Monday, May 5, 2014

Tipsy Australians

Two for one! Aren't you excited? My pictures from Cyprus are still uploading, so I am going to continue with a short summary of my first day in Istanbul! As I mentioned before, my flight was delayed, so I got into Istanbul later than expected and had to cut some things from my planned itinerary. As you'll see, however, it worked out for the best.

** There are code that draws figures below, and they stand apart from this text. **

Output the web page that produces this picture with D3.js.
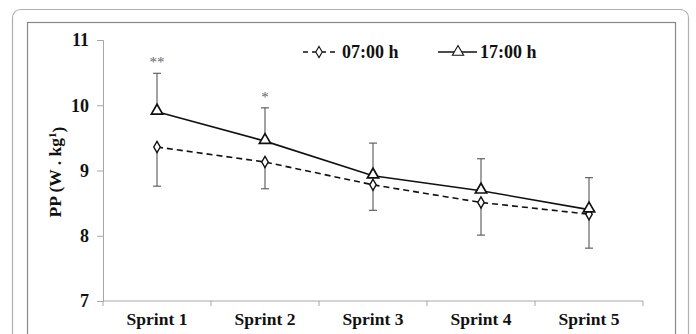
<!DOCTYPE html>
<html>
<head>
<meta charset="utf-8">
<script src="https://cdn.jsdelivr.net/npm/d3@7"></script>
<style>
  body { margin: 0; background: #fff; }
  svg text { font-family: "Liberation Serif", "Times New Roman", serif; font-weight: bold; }
</style>
</head>
<body>
<svg id="chart" width="696" height="334"></svg>
<script>
'use strict';

// data
const sprints = ["Sprint 1", "Sprint 2", "Sprint 3", "Sprint 4", "Sprint 5"];
const pp0700 = [9.36, 9.13, 8.78, 8.51, 8.33];
const sd0700 = [0.60, 0.41, 0.39, 0.50, 0.52];
const pp1700 = [9.90, 9.45, 8.92, 8.69, 8.40];
const sd1700 = [0.59, 0.51, 0.50, 0.49, 0.49];
const marks = ["**", "*", "", "", ""];
const yTicks = [7, 8, 9, 10, 11];

let svg = d3.select("#chart");
let serif = "'Liberation Serif', 'Times New Roman', serif";

// outer frames
svg.append("rect")
    .attr("x", 12.5).attr("y", 9.5)
    .attr("width", 676).attr("height", 340)
    .attr("rx", 8)
    .style("fill", "none").style("stroke", "#b0b0b0").style("stroke-width", 1.2);
svg.append("rect")
    .attr("x", 27.5).attr("y", 22.5)
    .attr("width", 648).attr("height", 330)
    .style("fill", "none").style("stroke", "#888").style("stroke-width", 1.2);

let marginLeft = 103, marginTop = 40, plotW = 540, plotH = 261;

let x = d3.scaleBand().domain(sprints).range([0, plotW]);
let y = d3.scaleLinear().domain([7, 11]).range([plotH, 0]);

let g = svg.append("g").attr("transform", `translate(${marginLeft},${marginTop})`);

// y axis
let yAxis = g.append("g")
    .call(d3.axisLeft(y).tickValues(yTicks).tickSize(6).tickPadding(8).tickFormat(d3.format("d")));
yAxis.attr("font-family", null).attr("font-size", null);
yAxis.select(".domain").style("stroke", "#a6a6a6");
yAxis.selectAll(".tick line").style("stroke", "#a6a6a6");
yAxis.selectAll(".tick text")
    .style("font-size", "18px").style("fill", "#111")
    .style("font-family", serif).style("font-weight", "bold");

// x axis with ticks on the category boundaries
let xAxis = g.append("g").attr("transform", `translate(0,${plotH})`)
    .call(d3.axisBottom(x).tickSize(0).tickPadding(12));
xAxis.attr("font-family", null).attr("font-size", null);
xAxis.select(".domain").attr("d", `M0,0H${plotW}`).style("stroke", "#a6a6a6");
xAxis.selectAll(".tick text")
    .style("font-size", "17.5px").style("fill", "#111")
    .style("font-family", serif).style("font-weight", "bold");
g.append("g").selectAll("line")
    .data(d3.range(sprints.length + 1))
    .enter().append("line")
    .attr("x1", i => i * x.bandwidth()).attr("x2", i => i * x.bandwidth())
    .attr("y1", plotH).attr("y2", plotH + 5)
    .style("stroke", "#a6a6a6");

// axis title
let title = svg.append("text")
    .attr("transform", "translate(61,172) rotate(-90)")
    .attr("text-anchor", "middle")
    .style("font-size", "17.5px").style("fill", "#111")
    .text("PP (W . kg");
title.append("tspan").attr("dy", "-0.45em").style("font-size", "11px").text("1");
title.append("tspan").attr("dy", "0.45em").text(")");

let cx = d => x(d) + x.bandwidth() / 2;
let capW = 4;

// error bars: 07:00 h down, 17:00 h up
function errorBars(vals, sds, dir) {
    let eg = g.append("g").style("stroke", "#555").style("stroke-width", 1.1);
    sprints.forEach((s, i) => {
        let end = vals[i] + dir * sds[i];
        eg.append("line").attr("x1", cx(s)).attr("x2", cx(s))
            .attr("y1", y(vals[i])).attr("y2", y(end));
        eg.append("line").attr("x1", cx(s) - capW).attr("x2", cx(s) + capW)
            .attr("y1", y(end)).attr("y2", y(end));
    });
}
errorBars(pp0700, sd0700, -1);
errorBars(pp1700, sd1700, 1);

// lines
let line = d3.line().x((d, i) => cx(sprints[i])).y(d => y(d));
g.append("path").datum(pp0700).attr("d", line)
    .style("fill", "none").style("stroke", "#111").style("stroke-width", 1.6)
    .style("stroke-dasharray", "6,4");
g.append("path").datum(pp1700).attr("d", line)
    .style("fill", "none").style("stroke", "#111").style("stroke-width", 1.6);

// markers
let diamond = d3.symbol().type(d3.symbolDiamond).size(36);
let triangle = d3.symbol().type(d3.symbolTriangle).size(55);
g.selectAll(".m07").data(pp0700).enter().append("path")
    .attr("class", "m07")
    .attr("transform", (d, i) => `translate(${cx(sprints[i])},${y(d)})`)
    .attr("d", diamond)
    .style("fill", "#fff").style("stroke", "#111").style("stroke-width", 1.4);
g.selectAll(".m17").data(pp1700).enter().append("path")
    .attr("class", "m17")
    .attr("transform", (d, i) => `translate(${cx(sprints[i])},${y(d) - 1})`)
    .attr("d", triangle)
    .style("fill", "#fff").style("stroke", "#111").style("stroke-width", 1.7);

// significance marks
g.selectAll(".sig").data(marks).enter().append("text")
    .attr("class", "sig")
    .attr("x", (d, i) => cx(sprints[i]))
    .attr("y", (d, i) => y(pp1700[i] + sd1700[i]) - 6)
    .attr("text-anchor", "middle")
    .style("font-size", "15px").style("font-weight", "normal").style("fill", "#666")
    .text(d => d);

// legend
let legend = svg.append("g");
legend.append("line").attr("x1", 303).attr("x2", 335).attr("y1", 52).attr("y2", 52)
    .style("stroke", "#111").style("stroke-width", 1.6).style("stroke-dasharray", "5,4");
legend.append("path").attr("transform", "translate(319,52)").attr("d", diamond)
    .style("fill", "#fff").style("stroke", "#111").style("stroke-width", 1.1);
legend.append("text").attr("x", 342).attr("y", 58)
    .style("font-size", "18px").style("fill", "#111").text("07:00 h");
legend.append("line").attr("x1", 438).attr("x2", 477).attr("y1", 52).attr("y2", 52)
    .style("stroke", "#111").style("stroke-width", 1.6);
legend.append("path").attr("transform", "translate(458,52)").attr("d", triangle)
    .style("fill", "#fff").style("stroke", "#111").style("stroke-width", 1.1);
legend.append("text").attr("x", 480).attr("y", 58)
    .style("font-size", "18px").style("fill", "#111").text("17:00 h");
</script>
</body>
</html>
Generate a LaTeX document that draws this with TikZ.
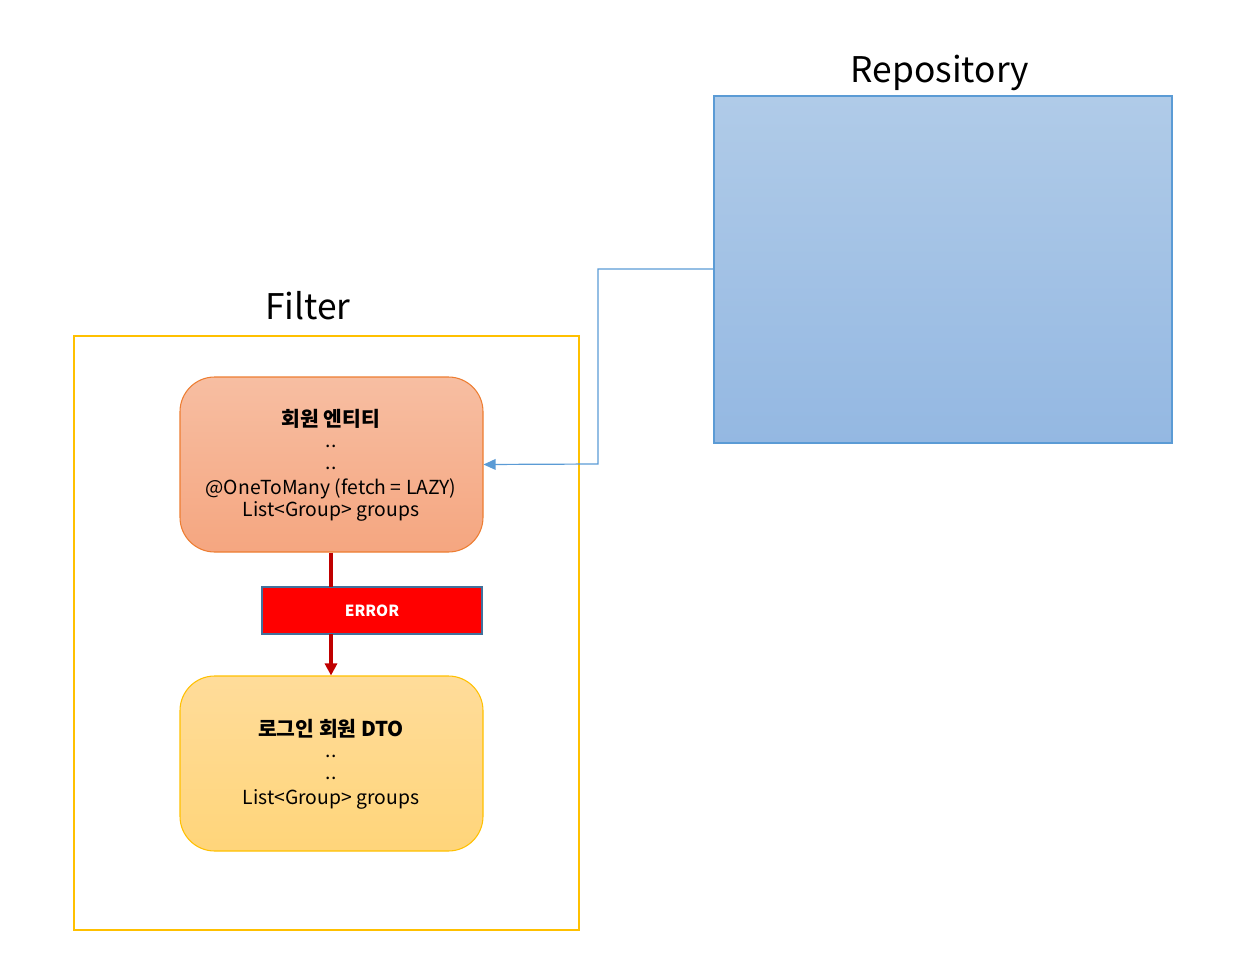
\documentclass[tikz,border=0pt]{standalone}
\usepackage{fontspec}
\setmainfont{Noto Sans CJK KR}
\usetikzlibrary{arrows.meta}
\definecolor{gold}{HTML}{FFC000}
\definecolor{orangeb}{HTML}{ED7D31}
\definecolor{blueb}{HTML}{5B9BD5}
\definecolor{darkred}{HTML}{C00000}
\definecolor{errb}{HTML}{41719C}
\tikzset{
  card/.style={rounded corners=26pt, line width=0.8pt},
  body/.style={font=\fontsize{14.5}{17}\selectfont, inner sep=0pt, anchor=center},
  bodyb/.style={body, font=\fontsize{15.3}{18}\selectfont\bfseries},
  big/.style={font=\fontsize{26.5}{30}\selectfont, inner sep=0pt},
  redline/.style={draw=darkred, line width=2.5pt},
}
\begin{document}
\begin{tikzpicture}[x=0.75pt,y=-0.75pt]
\useasboundingbox (0,0) rectangle (1236,974);
% Filter frame
\node[draw=gold, line width=1.5pt, minimum width=505*0.75pt, minimum height=594*0.75pt, inner sep=0pt] (filter) at (326.5,633) {};
\node[big] (filterlbl) at (308,306) {Filter};
% Repository
\node[draw=blueb, line width=0.8pt, top color={rgb,255:red,176;green,203;blue,232}, bottom color={rgb,255:red,148;green,184;blue,226}, minimum width=458*0.75pt, minimum height=347*0.75pt, inner sep=0pt] (repo) at (943,269.5) {};
\node[big] (repolbl) at (940,73) {Repository};
% Entity box
\node[card, draw=orangeb, top color={rgb,255:red,247;green,190;blue,162}, bottom color={rgb,255:red,245;green,166;blue,128}, minimum width=303*0.75pt, minimum height=175*0.75pt, inner sep=0pt] (entity) at (331.5,464.5) {};
\node[bodyb] (e1) at (331,419) {회원 엔티티};
\node[body] (e2) at (331,446) {..};
\node[body] (e3) at (331,468) {..};
\node[body] (e4) at (331,489) {@OneToMany (fetch = LAZY)};
\node[body] (e5) at (331,511) {List<Group> groups};
% DTO box
\node[card, draw=gold, top color={rgb,255:red,255;green,220;blue,154}, bottom color={rgb,255:red,255;green,213;blue,122}, minimum width=303*0.75pt, minimum height=175*0.75pt, inner sep=0pt] (dto) at (331.5,763.5) {};
\node[bodyb] (d1) at (331,729) {로그인 회원 DTO};
\node[body] (d2) at (331,756) {..};
\node[body] (d3) at (331,778) {..};
\node[body] (d4) at (331,799) {List<Group> groups};
% Error
\node[draw=errb, line width=1.2pt, fill={rgb,255:red,255;green,0;blue,0}, minimum width=220*0.75pt, minimum height=47*0.75pt, inner sep=0pt, text=white, font=\fontsize{11.5}{14}\selectfont\bfseries] (err) at (372,610.5) {ERROR};
% connectors
\coordinate (c1) at (331,587);
\coordinate (c2) at (331,634);
\draw[redline] (entity.south -| c1) -- (c1);
\draw[redline, -{Triangle[length=9pt,width=9pt]}] (c2) -- (dto.north -| c2);
\draw[blueb, line width=0.9pt, -{Triangle[length=9pt,width=8pt]}] (repo.west |- 0,269) -- (598,269) -- (598,464) -- (entity.east);
\end{tikzpicture}
\end{document}
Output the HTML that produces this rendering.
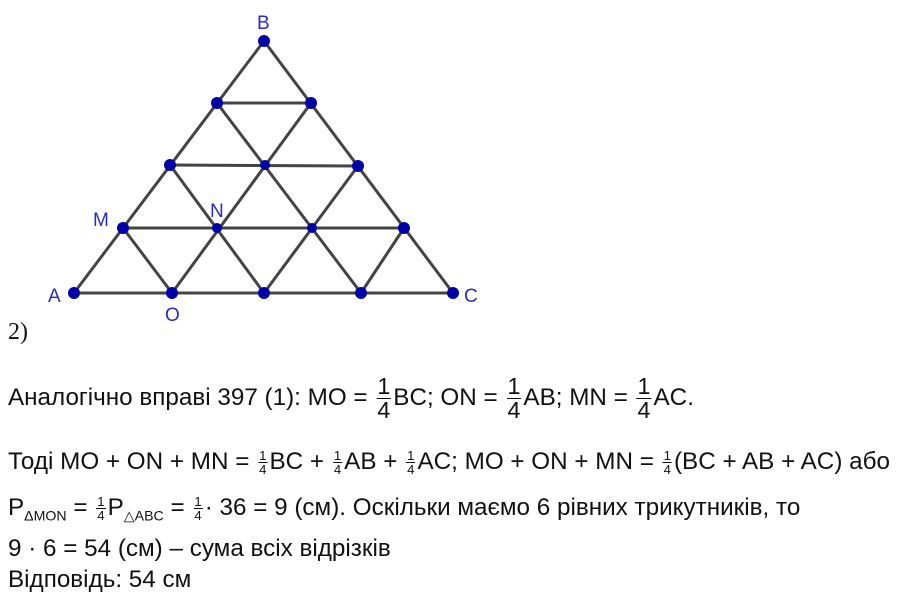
<!DOCTYPE html>
<html><head><meta charset="utf-8"><style>
body{margin:0;width:908px;height:605px;background:#fff;position:relative;overflow:hidden;font-family:"Liberation Sans",sans-serif;color:#111;}
.l{position:absolute;left:8px;font-size:24px;white-space:nowrap;line-height:1;transform:scaleX(1.01);transform-origin:0 0;}
.f{display:inline-block;vertical-align:middle;text-align:center;line-height:1;margin:0 2px;}
.f span{display:block;}
.f .n{border-bottom:1px solid #111;padding:0 1px;}
.big{font-size:23px;}
.sm{font-size:13px;}
sub{font-size:14px;}
</style></head><body>
<svg width="908" height="345" style="position:absolute;left:0;top:0">
<g stroke="#444" stroke-width="3" fill="none">
<polygon points="74,293 264,41 453,293"/>
<line x1="217" y1="103" x2="311" y2="103"/>
<line x1="170" y1="165" x2="358" y2="166"/>
<line x1="123" y1="228" x2="404" y2="228"/>
<line x1="217" y1="103" x2="361" y2="293"/>
<line x1="170" y1="165" x2="264" y2="293"/>
<line x1="123" y1="228" x2="172" y2="293"/>
<line x1="311" y1="103" x2="172" y2="293"/>
<line x1="358" y1="166" x2="264" y2="293"/>
<line x1="404" y1="228" x2="361" y2="293"/>
</g>
<g fill="#0000a8">
<circle cx="264" cy="41" r="6"/><circle cx="217" cy="103" r="6"/><circle cx="311" cy="103" r="6"/>
<circle cx="170" cy="165" r="6"/><circle cx="265" cy="165" r="5"/><circle cx="358" cy="166" r="6"/>
<circle cx="123" cy="228" r="6"/><circle cx="217" cy="228" r="5"/><circle cx="312" cy="228" r="5"/><circle cx="404" cy="228" r="6"/>
<circle cx="74" cy="293" r="6"/><circle cx="172" cy="293" r="6"/><circle cx="264" cy="293" r="6"/><circle cx="361" cy="293" r="6"/><circle cx="453" cy="293" r="6"/>
</g>
<g fill="#2a2ac8" font-family="Liberation Sans,sans-serif" font-size="19">
<text x="257" y="29">B</text><text x="93" y="226">M</text><text x="210" y="217">N</text>
<text x="48" y="302">A</text><text x="165" y="321">O</text><text x="464" y="302">C</text>
</g>
<text x="8" y="339" font-family="Liberation Serif,serif" font-size="24" fill="#111">2)</text>
</svg>
<div class="l" style="top:375px;">Аналогічно вправі 397 (1): MO = <span class="f big"><span class="n" style="border:none">1</span><span style="border-top:1px solid #111">4</span></span>BC; ON = <span class="f big"><span class="n" style="border:none">1</span><span style="border-top:1px solid #111">4</span></span>AB; MN = <span class="f big"><span class="n" style="border:none">1</span><span style="border-top:1px solid #111">4</span></span>AC.</div>
<div class="l" style="top:449px;">Тоді MO + ON + MN = <span class="f sm"><span class="n">1</span><span>4</span></span>BC + <span class="f sm"><span class="n">1</span><span>4</span></span>AB + <span class="f sm"><span class="n">1</span><span>4</span></span>AC; MO + ON + MN = <span class="f sm"><span class="n">1</span><span>4</span></span>(BC + AB + AC) або</div>
<div class="l" style="top:495px;">P<sub>ΔMON</sub> = <span class="f sm"><span class="n">1</span><span>4</span></span>P<sub>△ABC</sub> = <span class="f sm"><span class="n">1</span><span>4</span></span>· 36 = 9 (см). Оскільки маємо 6 рівних трикутників, то</div>
<div class="l" style="top:537px;">9 · 6 = 54 (см) – сума всіх відрізків</div>
<div class="l" style="top:568px;">Відповідь: 54 см</div>
</body></html>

I arrived in Taksim Square on the bus from the airport around two, and was feeling a bit... masochistic? That's how it feels in hindsight. At the time I'd say I wanted a challenge, or I was just being cheap. At any rate, I decided to walk to my hostel, even though it was an hour away and I had my fifty pound suitcase that I'm still waiting to dump on Lisa in London. But hey, I'm young and spry, right? Well, I may be, but the people staring at me like I was crazy as I drug said suitcase down Istiklal Caddesi, one of the main streets in Istanbul, were not. Also, there were a lot of stairs. But hey, it was a great work out! And I did make it to the hostel eventually, if significantly sweatier and more exhausted than I had been. At least it gave me a good introduction to the city, even if I couldn't enjoy it in the leisurely manner I might have liked.

The hostel is nice. Just the kind I've been craving. They have beds for something like 150 travelers. I'm in a dorm for 30, and met an Iraqi painter within my first five minutes. I didn't want to spend too much time in the hostel on my first day though, so I locked up my bags in a locker and struck out exploring. First stop was the Basilica Cistern, a giant underground reservoir built by the Roman Emperor Justinian. It was gorgeous and ethereal but far too packed with people for my liking, which seems par for the course in Istanbul so far. I think Cyprus spoiled me. Anyway, there are pictures, but they aren't good enough to wait for with as slow as the uploading is going.

After that I'd intended to see the Blue Mosque and the Mosaic Museum. The Mosaic Museum was closed, because it's Monday. Apparently Istanbul also hates Mondays. The mosque... well, I hadn't thought ahead as well as I should have. I was wearing tights and a dress, which I realized too late is not appropriate mosque clothing, so it will have to wait for another day as well. I did make it down to the Little Hagia Sophia, named because it looks much like a miniature version of the real one. What I didn't realize was that it is also a mosque, so I poked around the courtyard and moved on again. I spent some time in the Grand Bazaar, which was a bit too much like Egypt for my liking. In fact, much of touristic Istanbul reminds me of Egypt, mostly because every shop and restaurant you pass has people trying to draw you inside. Anyway, I didn't stay at the Bazaar long. I wasn't looking to buy anything anyway. I'd just wanted to see it. And I was hungry. So I started looking for dinner.

The problem with finding dinner was much like the problem with the Bazaar. Every time I stopped to glance at a menu I was accosted by eager employees trying to woo me in with cheesy pick up lines, which is about the fastest way to drive me off. I'd almost made it back to the hostel, however, when one guy's tactics actually worked. Not by any merit of his own though.

I'd stopped to glance at the menu, and actually saw some reasonably priced items I liked. I was about to sit down when he came up with some line about having the best food in Istanbul and his mother making every morsel and while that wasn't terrible it just turned me off, so I thanked him and went to move on when he called on a woman sitting at one of the tables, asking her if it wasn't the best food in Istanbul. She insisted it was, and seemed so enthusiastic I thought "hey, why not?" So I agreed, and he showed me to a little table, which was when the woman noticed I was alone and invited me to join her. That was when I realized why she'd been so enthusiastic.

Jodie and her partner Josh, from Australia, weren't there for dinner. They'd been drinking for the better part of the day. But two friendlier people you couldn't meet, so I settled in for a lovely dinner of good food and better conversation. She's a banker, he's a restaurateur, and they're only in Istanbul for a couple days waiting to take a Black Sea cruise. They were wonderful people though, drunk or not, and lots of fun. Also, they insisted on picking up the bill. I fought! I promise! But... we'd had such a wonderful meal I couldn't really stop them. And now I feel a lot less guilty about the tab I'm running up at this cafe. It was the perfect evening to follow what had been turning into a mildly stressful day, and I have Josh's card should I ever find myself in Australia.

And now it's late, and I really need a shower, so I shall leave you here and hope that a good night's sleep will make Istanbul a little easier to handle in the morning. I should mention it's gorgeous here. I've never seen a city so green, and the Bosphorus glistens like every literary epithet you can imagine. Now to find the time and energy to give it all the look it deserves!